## begin Information shown

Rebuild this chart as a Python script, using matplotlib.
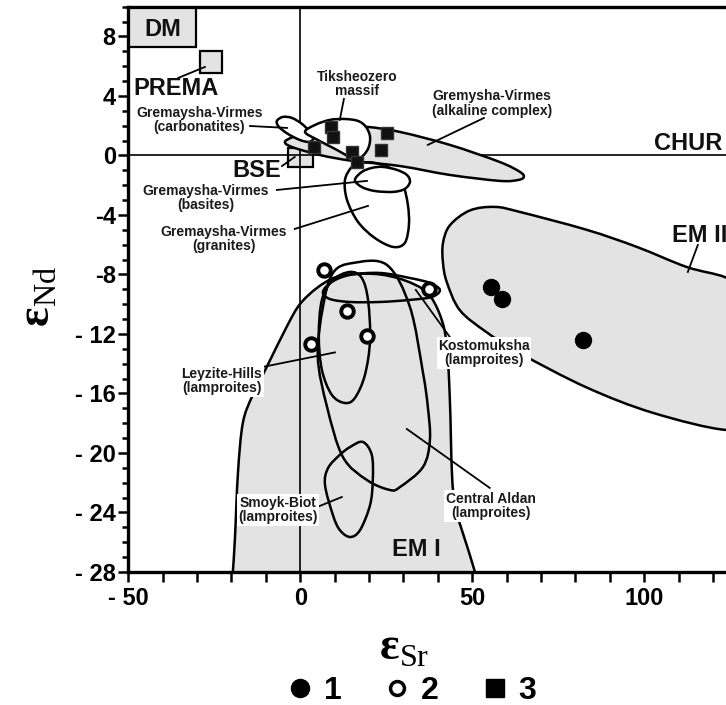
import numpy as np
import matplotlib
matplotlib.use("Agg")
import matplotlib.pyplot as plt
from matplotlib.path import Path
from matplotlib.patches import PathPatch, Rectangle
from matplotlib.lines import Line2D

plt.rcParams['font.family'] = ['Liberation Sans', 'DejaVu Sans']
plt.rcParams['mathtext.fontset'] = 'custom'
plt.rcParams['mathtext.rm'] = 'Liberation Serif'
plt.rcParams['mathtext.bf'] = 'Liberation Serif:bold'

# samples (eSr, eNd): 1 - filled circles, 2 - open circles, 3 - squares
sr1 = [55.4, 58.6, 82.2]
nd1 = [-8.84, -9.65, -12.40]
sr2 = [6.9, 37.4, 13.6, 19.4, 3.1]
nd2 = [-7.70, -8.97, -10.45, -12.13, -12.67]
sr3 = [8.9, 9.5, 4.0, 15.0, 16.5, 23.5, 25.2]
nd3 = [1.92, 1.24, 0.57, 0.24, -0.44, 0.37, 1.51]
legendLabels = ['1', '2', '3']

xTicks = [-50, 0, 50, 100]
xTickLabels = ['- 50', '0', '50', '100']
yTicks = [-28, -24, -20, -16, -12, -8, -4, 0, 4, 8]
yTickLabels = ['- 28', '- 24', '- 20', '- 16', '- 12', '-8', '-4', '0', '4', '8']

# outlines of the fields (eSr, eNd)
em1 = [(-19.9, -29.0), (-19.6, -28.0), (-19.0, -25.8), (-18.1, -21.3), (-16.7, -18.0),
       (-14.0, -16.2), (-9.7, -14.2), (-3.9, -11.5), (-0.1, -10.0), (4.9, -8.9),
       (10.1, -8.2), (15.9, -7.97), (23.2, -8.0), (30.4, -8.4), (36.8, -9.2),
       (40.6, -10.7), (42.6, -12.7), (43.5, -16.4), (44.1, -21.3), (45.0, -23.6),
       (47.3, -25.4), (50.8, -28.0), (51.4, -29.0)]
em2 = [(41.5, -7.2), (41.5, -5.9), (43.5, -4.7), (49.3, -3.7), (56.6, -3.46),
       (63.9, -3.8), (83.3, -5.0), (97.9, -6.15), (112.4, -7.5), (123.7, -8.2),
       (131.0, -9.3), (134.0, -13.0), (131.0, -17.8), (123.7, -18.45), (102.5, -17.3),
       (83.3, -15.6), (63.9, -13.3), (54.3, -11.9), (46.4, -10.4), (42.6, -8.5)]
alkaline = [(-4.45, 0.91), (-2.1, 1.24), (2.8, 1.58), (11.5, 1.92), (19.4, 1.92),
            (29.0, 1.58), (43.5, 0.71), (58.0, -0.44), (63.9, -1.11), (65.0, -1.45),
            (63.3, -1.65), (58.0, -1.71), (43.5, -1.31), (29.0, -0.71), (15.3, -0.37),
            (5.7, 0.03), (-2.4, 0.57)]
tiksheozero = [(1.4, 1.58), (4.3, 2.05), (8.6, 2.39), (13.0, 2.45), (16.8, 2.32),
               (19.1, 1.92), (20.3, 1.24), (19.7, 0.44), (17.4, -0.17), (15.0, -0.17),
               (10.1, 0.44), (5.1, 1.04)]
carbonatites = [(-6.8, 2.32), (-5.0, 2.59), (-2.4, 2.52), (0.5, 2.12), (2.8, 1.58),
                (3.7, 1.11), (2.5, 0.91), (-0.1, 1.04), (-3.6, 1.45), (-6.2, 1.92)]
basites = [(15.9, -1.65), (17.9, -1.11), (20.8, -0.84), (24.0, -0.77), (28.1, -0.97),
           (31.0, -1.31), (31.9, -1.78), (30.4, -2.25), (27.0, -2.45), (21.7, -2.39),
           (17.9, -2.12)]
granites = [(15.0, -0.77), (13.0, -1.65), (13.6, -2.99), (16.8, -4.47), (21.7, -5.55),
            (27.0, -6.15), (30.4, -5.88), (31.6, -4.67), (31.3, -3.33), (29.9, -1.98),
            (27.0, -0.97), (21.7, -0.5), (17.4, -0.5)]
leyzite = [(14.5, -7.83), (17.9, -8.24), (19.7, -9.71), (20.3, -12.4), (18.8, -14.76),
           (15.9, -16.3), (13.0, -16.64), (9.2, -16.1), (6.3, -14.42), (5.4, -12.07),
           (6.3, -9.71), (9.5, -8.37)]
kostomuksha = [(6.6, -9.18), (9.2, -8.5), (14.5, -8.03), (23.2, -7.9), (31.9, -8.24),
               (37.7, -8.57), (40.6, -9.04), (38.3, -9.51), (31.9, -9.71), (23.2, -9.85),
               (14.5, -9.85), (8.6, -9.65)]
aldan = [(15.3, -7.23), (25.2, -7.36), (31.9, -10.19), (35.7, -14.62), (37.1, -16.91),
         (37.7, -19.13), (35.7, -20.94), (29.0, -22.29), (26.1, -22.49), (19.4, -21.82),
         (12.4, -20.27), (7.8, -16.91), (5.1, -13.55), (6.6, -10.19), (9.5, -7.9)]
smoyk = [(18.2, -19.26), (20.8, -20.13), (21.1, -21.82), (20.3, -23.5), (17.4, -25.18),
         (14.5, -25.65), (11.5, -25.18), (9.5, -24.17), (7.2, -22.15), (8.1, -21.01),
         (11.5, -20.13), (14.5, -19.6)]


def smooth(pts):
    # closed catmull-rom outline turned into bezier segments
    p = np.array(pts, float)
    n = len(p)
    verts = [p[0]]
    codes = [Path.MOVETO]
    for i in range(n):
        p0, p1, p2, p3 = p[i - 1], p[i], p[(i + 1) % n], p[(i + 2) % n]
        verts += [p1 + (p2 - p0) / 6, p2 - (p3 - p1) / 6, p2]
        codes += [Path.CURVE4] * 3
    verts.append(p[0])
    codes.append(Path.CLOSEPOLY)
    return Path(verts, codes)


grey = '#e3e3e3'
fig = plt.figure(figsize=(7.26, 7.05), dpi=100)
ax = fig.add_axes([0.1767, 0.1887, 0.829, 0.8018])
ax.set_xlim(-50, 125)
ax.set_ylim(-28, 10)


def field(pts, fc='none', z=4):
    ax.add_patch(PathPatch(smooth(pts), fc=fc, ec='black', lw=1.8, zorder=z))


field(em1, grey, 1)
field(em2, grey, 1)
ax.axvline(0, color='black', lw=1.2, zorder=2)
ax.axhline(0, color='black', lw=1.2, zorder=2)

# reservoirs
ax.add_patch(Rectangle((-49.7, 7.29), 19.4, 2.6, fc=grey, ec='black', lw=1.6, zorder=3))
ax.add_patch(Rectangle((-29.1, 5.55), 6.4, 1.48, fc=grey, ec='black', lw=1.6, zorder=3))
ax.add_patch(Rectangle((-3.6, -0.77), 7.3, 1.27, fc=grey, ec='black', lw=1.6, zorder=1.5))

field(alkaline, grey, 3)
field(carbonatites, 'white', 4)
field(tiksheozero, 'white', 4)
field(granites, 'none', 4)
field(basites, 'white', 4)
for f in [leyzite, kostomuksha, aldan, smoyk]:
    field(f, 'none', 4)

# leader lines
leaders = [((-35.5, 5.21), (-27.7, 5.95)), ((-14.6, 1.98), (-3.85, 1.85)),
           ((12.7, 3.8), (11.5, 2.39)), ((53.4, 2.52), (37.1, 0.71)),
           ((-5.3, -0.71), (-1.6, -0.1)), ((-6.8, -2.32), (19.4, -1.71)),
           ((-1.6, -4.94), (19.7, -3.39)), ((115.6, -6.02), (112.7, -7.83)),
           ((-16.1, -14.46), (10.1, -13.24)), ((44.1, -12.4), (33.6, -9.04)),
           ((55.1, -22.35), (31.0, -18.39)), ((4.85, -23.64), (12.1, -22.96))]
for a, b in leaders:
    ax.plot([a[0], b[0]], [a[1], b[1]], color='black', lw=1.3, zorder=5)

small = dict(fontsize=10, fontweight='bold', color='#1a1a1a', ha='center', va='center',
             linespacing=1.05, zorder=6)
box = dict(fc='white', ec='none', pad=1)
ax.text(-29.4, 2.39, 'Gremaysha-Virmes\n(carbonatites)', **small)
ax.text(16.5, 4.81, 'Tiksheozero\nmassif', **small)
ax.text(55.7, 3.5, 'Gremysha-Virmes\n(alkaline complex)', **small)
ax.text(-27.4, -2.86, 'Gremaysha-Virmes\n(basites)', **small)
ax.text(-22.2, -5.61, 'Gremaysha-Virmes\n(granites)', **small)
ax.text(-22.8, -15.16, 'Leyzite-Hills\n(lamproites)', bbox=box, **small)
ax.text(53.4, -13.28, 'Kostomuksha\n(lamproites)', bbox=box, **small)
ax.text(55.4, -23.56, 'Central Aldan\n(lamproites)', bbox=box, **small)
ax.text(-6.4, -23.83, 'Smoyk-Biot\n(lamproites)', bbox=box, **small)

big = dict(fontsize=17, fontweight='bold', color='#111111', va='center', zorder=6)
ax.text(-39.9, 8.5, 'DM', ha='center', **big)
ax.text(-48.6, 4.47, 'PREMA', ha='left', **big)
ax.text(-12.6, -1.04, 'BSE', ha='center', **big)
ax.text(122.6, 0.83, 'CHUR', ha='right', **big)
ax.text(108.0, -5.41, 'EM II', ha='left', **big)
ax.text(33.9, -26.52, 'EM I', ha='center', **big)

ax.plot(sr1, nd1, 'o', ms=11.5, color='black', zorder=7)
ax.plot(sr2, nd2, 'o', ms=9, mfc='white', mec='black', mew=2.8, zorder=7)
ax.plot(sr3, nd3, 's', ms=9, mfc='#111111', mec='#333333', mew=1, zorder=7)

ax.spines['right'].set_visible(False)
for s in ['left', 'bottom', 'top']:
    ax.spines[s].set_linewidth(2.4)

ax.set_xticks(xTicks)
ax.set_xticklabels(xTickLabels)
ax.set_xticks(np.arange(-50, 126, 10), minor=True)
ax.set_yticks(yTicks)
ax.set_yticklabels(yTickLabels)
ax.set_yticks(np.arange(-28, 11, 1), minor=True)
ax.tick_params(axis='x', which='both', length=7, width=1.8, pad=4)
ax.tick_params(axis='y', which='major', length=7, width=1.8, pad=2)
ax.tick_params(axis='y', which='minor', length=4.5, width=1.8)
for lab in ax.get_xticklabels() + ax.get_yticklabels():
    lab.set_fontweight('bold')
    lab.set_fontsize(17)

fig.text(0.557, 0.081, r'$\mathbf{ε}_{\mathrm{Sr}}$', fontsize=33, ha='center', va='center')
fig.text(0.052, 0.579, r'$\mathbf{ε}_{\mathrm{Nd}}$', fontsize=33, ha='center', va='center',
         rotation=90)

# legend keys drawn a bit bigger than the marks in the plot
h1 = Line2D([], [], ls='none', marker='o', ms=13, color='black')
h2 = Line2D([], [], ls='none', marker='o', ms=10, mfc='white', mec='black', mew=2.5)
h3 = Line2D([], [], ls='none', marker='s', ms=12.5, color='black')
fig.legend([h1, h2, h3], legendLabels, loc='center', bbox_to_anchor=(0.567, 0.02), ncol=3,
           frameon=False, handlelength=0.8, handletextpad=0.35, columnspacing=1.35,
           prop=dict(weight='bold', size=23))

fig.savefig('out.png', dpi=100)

## end Information shown

▶ To be done
Exactly reproduce the run of lines from the start of the listing through the line with "from matplotlib.lines import Line2D", inclusive; pictures are not copied.

▶ Correct output
Rebuild this chart as a Python script, using matplotlib.
import numpy as np
import matplotlib
matplotlib.use("Agg")
import matplotlib.pyplot as plt
from matplotlib.path import Path
from matplotlib.patches import PathPatch, Rectangle
from matplotlib.lines import Line2D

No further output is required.